人はモチベーションだけでは物事を続けられない
――実際にどのような教育を実践されていますか?
(小林)本校で教育を行う上で、大きく3つ、大切にしていることがあります。
まず大前提として、私たちは「教育を提供する」というより「教育環境を提供する」ことに重きを置いています。人間は、モチベーションだけでは勉強できない生き物だからです。
また、日本人に英語ができない人が多いのは、端的に「日常生活に必要がないから」だと思っています。「仕事で絶対必要」「アルバイト仲間がEnglish speaker」など「英語が必ず必要な環境」でなければ、身につきません。
ですので、本校では多国籍の外国人学生を積極的に受け入れ、キャンパス内を「あたかも留学の準備ができる疑似体験の場」とすることで、日常的に英語を話すことが当たり前の環境を創っています。
2つ目は、「英語をトレーニングする場を提供する」ことも心がけています。英語学習を「勉強としての英語」ではなく、「トレーニングとしての英語」として捉えるべきだと考えているからです。英語はスポーツのように訓練と反復練習が必要です。
3つ目は、トレーニングを「正しい方法で行う」ことです。読解だけでなく、発音や発話を大事にしています。
この「環境」「トレーニング」「正しいメソッド」の3つを整えることで、学生の英語力は着実に向上します。
――ほかにはどのようなカリキュラムを組まれていますか?
(小林)本校には常勤と非常勤講師がいます。
常勤講師には、まず私が先ほど述べたコアスキルやグローバル人材に必要な要素を教え、習得してもらいます。そして、そのスキルを活かして学生のファシリテーターとなってもらうのです。資格取得のための授業をしたり、本校で導入している“LinkedInラーニング”の学習計画や学び方のサポートに回ったりしてもらっています。
非常勤講師には、外部の講師をお招きしています。たとえば、日本人ではじめてラーニングスキルに特化した博士課程を修了した講師や、現役の外資系企業のコンサルタントです。こうしたプロフェッショナルや実務経験者による授業を通じて、学生は実際に役立つ知識やスキルを身につけられます。
教員はサポーターであるべき
――先生のお話を伺っていると、「変化に対応できる人間を育てたい」という想いが伝わってきます。変化の多い時代だからこそだとは思いますが、そのような時代の中で教育者に求められることは何だと思いますか?

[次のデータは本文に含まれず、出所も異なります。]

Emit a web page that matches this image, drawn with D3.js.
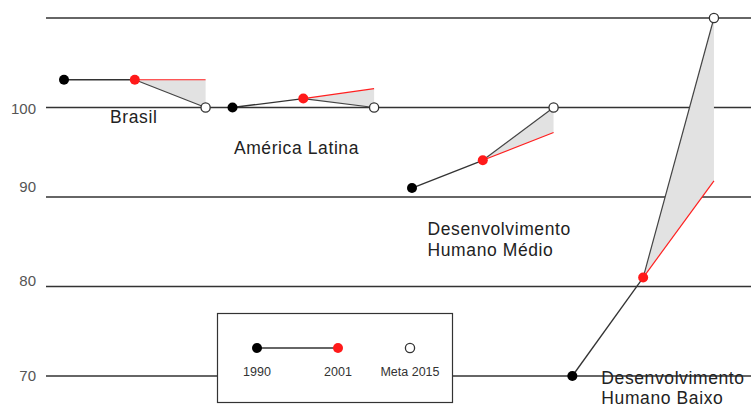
<!DOCTYPE html>
<html><head><meta charset="utf-8">
<script src="https://cdn.jsdelivr.net/npm/d3@7"></script>
<style>body{margin:0;background:#fff}svg{display:block}text{font-family:"Liberation Sans",Arial,sans-serif}</style>
</head><body><svg id="c" width="751" height="410"></svg>
<script>
// ---- data ----
const groups = ["Brasil", "América Latina", "Desenvolvimento Humano Médio", "Desenvolvimento Humano Baixo"];
const labelLines = [["Brasil"], ["América Latina"], ["Desenvolvimento", "Humano Médio"], ["Desenvolvimento", "Humano Baixo"]];
const v1990 = [103.1, 100.0, 91.0, 70.0];
const v2001 = [103.1, 101.0, 94.1, 81.0];
const meta2015 = [100.0, 100.0, 100.0, 110.0];
const trend2015 = [103.1, 102.1, 97.2, 91.8];
const yTicks = [70, 80, 90, 100, 110];
const yTickLabels = ["70", "80", "90", "100", ""];
const legendLabels = ["1990", "2001", "Meta 2015"];

// ---- layout ----
const groupOffset = [0, 2.38, 4.915, 7.18];
const tickLabelShift = [0, -6, -10, 1, 0];
const labelPos = [{dx: 0.65, v: 98.3, lh: 21}, {dx: 0.02, v: 94.8, lh: 21}, {dx: 0.22, v: 85.8, lh: 21}, {dx: 0.41, v: 69.1, lh: 19.5}];
const svg = d3.select("#c");
const x = d3.scaleLinear().domain([0, 9.5]).range([64, 64 + 9.5 * 70.8]);
const y = d3.scaleLinear().domain([70, 110]).range([376, 18]);

// gridlines + tick labels
const g = svg.append("g");
yTicks.forEach((t, i) => {
  g.append("line").attr("x1", 46).attr("x2", 751).attr("y1", y(t)).attr("y2", y(t))
    .attr("stroke", "#333").attr("stroke-width", 1.3);
  if (yTickLabels[i]) g.append("text").attr("x", 36).attr("y", y(t) + tickLabelShift[i]).attr("dy", "0.35em")
    .attr("text-anchor", "end").attr("font-size", 15).attr("fill", "#555").text(yTickLabels[i]);
});

const data = groups.map((name, i) => ({
  name, i,
  p0: [x(groupOffset[i]), y(v1990[i])],
  p1: [x(groupOffset[i] + 1), y(v2001[i])],
  p2: [x(groupOffset[i] + 2), y(meta2015[i])],
  pt: [x(groupOffset[i] + 2), y(trend2015[i])]
}));

// shaded gap
svg.append("g").selectAll("path").data(data).join("path")
  .attr("d", d => d3.line()([d.p1, d.pt, d.p2]) + "Z")
  .attr("fill", "#e2e2e2");
// red trend
svg.append("g").selectAll("line").data(data).join("line")
  .attr("x1", d => d.p1[0]).attr("y1", d => d.p1[1]).attr("x2", d => d.pt[0]).attr("y2", d => d.pt[1])
  .attr("stroke", "#ff2020").attr("stroke-width", 1.2);
// 2001 -> meta
svg.append("g").selectAll("line").data(data).join("line")
  .attr("x1", d => d.p1[0]).attr("y1", d => d.p1[1]).attr("x2", d => d.p2[0]).attr("y2", d => d.p2[1])
  .attr("stroke", "#444").attr("stroke-width", 1.2);
// 1990 -> 2001
svg.append("g").selectAll("line").data(data).join("line")
  .attr("x1", d => d.p0[0]).attr("y1", d => d.p0[1]).attr("x2", d => d.p1[0]).attr("y2", d => d.p1[1])
  .attr("stroke", "#333").attr("stroke-width", 1.3);
// dots
const dots = svg.append("g");
data.forEach(d => {
  dots.append("circle").attr("cx", d.p0[0]).attr("cy", d.p0[1]).attr("r", 5).attr("fill", "#000");
  dots.append("circle").attr("cx", d.p1[0]).attr("cy", d.p1[1]).attr("r", 5).attr("fill", "#ff1a1a");
  dots.append("circle").attr("cx", d.p2[0]).attr("cy", d.p2[1]).attr("r", 4.6).attr("fill", "#fff")
    .attr("stroke", "#333").attr("stroke-width", 1.3);
});
// group labels
data.forEach((d, i) => {
  const lx = x(groupOffset[i] + labelPos[i].dx);
  const t = svg.append("text").attr("x", lx).attr("y", y(labelPos[i].v))
    .attr("font-size", 17.5).attr("fill", "#222").attr("letter-spacing", 0.6);
  labelLines[i].forEach((ln, k) => t.append("tspan").attr("x", lx)
    .attr("dy", k ? labelPos[i].lh : 0).text(ln));
});

// legend
const lg = svg.append("g");
lg.append("rect").attr("x", 217.5).attr("y", 313.5).attr("width", 235).attr("height", 89)
  .attr("fill", "#fff").attr("stroke", "#333").attr("stroke-width", 1.2);
const lx = [257, 338, 410];
lg.append("line").attr("x1", lx[0]).attr("x2", lx[1]).attr("y1", 348).attr("y2", 348)
  .attr("stroke", "#333").attr("stroke-width", 1.3);
lg.append("circle").attr("cx", lx[0]).attr("cy", 348).attr("r", 5).attr("fill", "#000");
lg.append("circle").attr("cx", lx[1]).attr("cy", 348).attr("r", 5).attr("fill", "#ff1a1a");
lg.append("circle").attr("cx", lx[2]).attr("cy", 348).attr("r", 4.6).attr("fill", "#fff")
  .attr("stroke", "#333").attr("stroke-width", 1.3);
legendLabels.forEach((l, i) => lg.append("text").attr("x", lx[i]).attr("y", 376)
  .attr("text-anchor", "middle").attr("font-size", 12.5).attr("fill", "#333").text(l));
</script></body></html>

(小林)先ほど少し申し上げましたが、今後、教員は何かを一方的に教える「先生」ではなく、「学びのサポーター」であるべきだと思っています。学生が自発的に学ぶ仕掛けや仕組み、環境を提供し、そのサポート役に徹するべきです。
今やさまざまな情報が溢れ、やりたいことや学びたいことはみんなそれぞれ違う。そのような中で、画一的に教えるという最大公約数的な学びのアプローチはおそらく通用しない時代になってきているでしょう。

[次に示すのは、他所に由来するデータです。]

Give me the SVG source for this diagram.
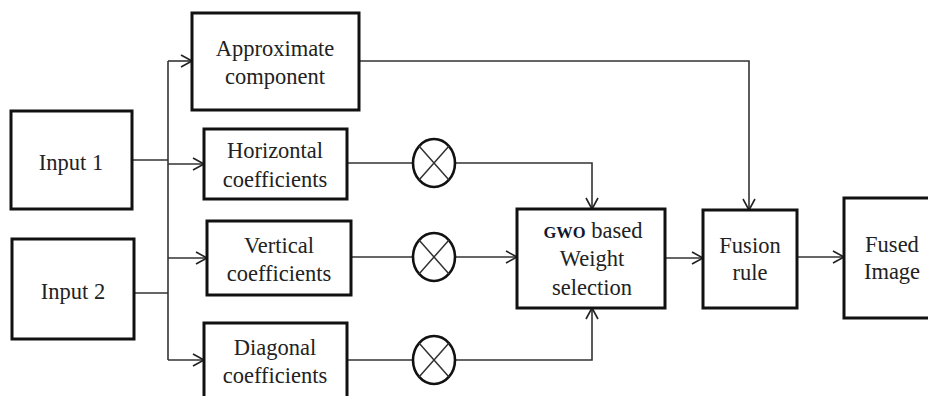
<svg xmlns="http://www.w3.org/2000/svg" width="928" height="396" viewBox="0 0 928 396">
<defs>
<marker id="arr" markerUnits="userSpaceOnUse" markerWidth="14" markerHeight="14" viewBox="0 0 14 14" refX="12" refY="7" orient="auto">
<path d="M1,1 L12,7 L1,13" fill="none" stroke="#222" stroke-width="1.6"/>
</marker>
<style>
.box{fill:#fff;stroke:#111;stroke-width:3}
.ln{fill:none;stroke:#333;stroke-width:1.6}
.circ{fill:#fff;stroke:#111;stroke-width:2.6}
.x{stroke:#333;stroke-width:1.5}
text{font-family:"Liberation Serif","Times New Roman",serif;font-size:22.5px;fill:#222;text-anchor:middle}
.gwo{font-weight:bold;font-size:16.5px;fill:#101830}
</style>
</defs>
<rect width="928" height="396" fill="#fff"/>
<g id="connectors">
<path class="ln" d="M132,160 H168"/>
<path class="ln" d="M134,293 H168"/>
<path class="ln" d="M168,61 V360"/>
<path class="ln" d="M168,61 H192" marker-end="url(#arr)"/>
<path class="ln" d="M168,164 H204" marker-end="url(#arr)"/>
<path class="ln" d="M168,258 H207" marker-end="url(#arr)"/>
<path class="ln" d="M168,360 H204" marker-end="url(#arr)"/>
<path class="ln" d="M347,163 H413"/>
<path class="ln" d="M455,163 H592 V209" marker-end="url(#arr)"/>
<path class="ln" d="M351,257 H413"/>
<path class="ln" d="M455,257 H517" marker-end="url(#arr)"/>
<path class="ln" d="M347,360 H413"/>
<path class="ln" d="M455,360 H592 V308" marker-end="url(#arr)"/>
<path class="ln" d="M359,61 H749 V210" marker-end="url(#arr)"/>
<path class="ln" d="M665,258 H703" marker-end="url(#arr)"/>
<path class="ln" d="M797,257 H844" marker-end="url(#arr)"/>
</g>
<g id="input1"><rect class="box" x="11" y="111" width="121" height="98"/><text x="71" y="170">Input 1</text></g>
<g id="input2"><rect class="box" x="12" y="239" width="122" height="100"/><text x="73" y="299">Input 2</text></g>
<g id="approx"><rect class="box" x="192" y="13" width="167" height="97"/><text x="275" y="56">Approximate</text><text x="275" y="84">component</text></g>
<g id="horizontal"><rect class="box" x="204" y="129" width="143" height="70"/><text x="275" y="158">Horizontal</text><text x="275" y="187">coefficients</text></g>
<g id="vertical"><rect class="box" x="207" y="221" width="144" height="74"/><text x="279" y="253">Vertical</text><text x="279" y="281">coefficients</text></g>
<g id="diagonal"><rect class="box" x="204" y="323" width="143" height="90"/><text x="275" y="355">Diagonal</text><text x="275" y="383">coefficients</text></g>
<g id="mult1"><ellipse class="circ" cx="434" cy="163" rx="21" ry="24"/><path class="x" d="M419,146 L449,180 M449,146 L419,180"/></g>
<g id="mult2"><ellipse class="circ" cx="434" cy="257" rx="21" ry="24"/><path class="x" d="M419,240 L449,274 M449,240 L419,274"/></g>
<g id="mult3"><ellipse class="circ" cx="434" cy="360" rx="21" ry="24"/><path class="x" d="M419,343 L449,377 M449,343 L419,377"/></g>
<g id="gwo"><rect class="box" x="517" y="209" width="148" height="99"/><text x="593" y="238"><tspan class="gwo">GWO</tspan> based</text><text x="592" y="266">Weight</text><text x="592" y="295">selection</text></g>
<g id="fusion"><rect class="box" x="703" y="210" width="94" height="98"/><text x="750" y="253">Fusion</text><text x="750" y="280">rule</text></g>
<g id="fused"><rect class="box" x="844" y="198" width="100" height="120"/><text x="892" y="252">Fused</text><text x="892" y="279">Image</text></g>
</svg>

だからといって、オンラインスクールだけで十分かというと、そうではありません。学生が「学ぶ」というマインドセットになれる「学ぶ場所」を提供することこそが、学校の非常に重要な役割です。教員はそのマインドを醸成し、サポートする存在であるべきです。

――学ぶ意欲がとても高い学生にはとても合っている教育だと思いますが、スローラーナーやスモールステップの学生たちにも合っているのでしょうか?
(小林)合っていると思います。なぜなら、評価の際には従来の「偏差値」や「他者との比較」ではなく、「その学生自身の成長度合い(伸び率)」を重視しているからです。つまり、その学生がどれだけ成長したかを大切にしています。
たとえば、全く学校に通えなかった中学生や高校生が、進学とともに学校に通えるようになり、資格を一つ取得する。これはその学生にとっては大きな成果ですよね。
このように、自分自身の壁を乗り越える“CROSS THE BORDER”の精神を持ち、自己肯定感を育て、主体性を引き出すことが大切だと考えています。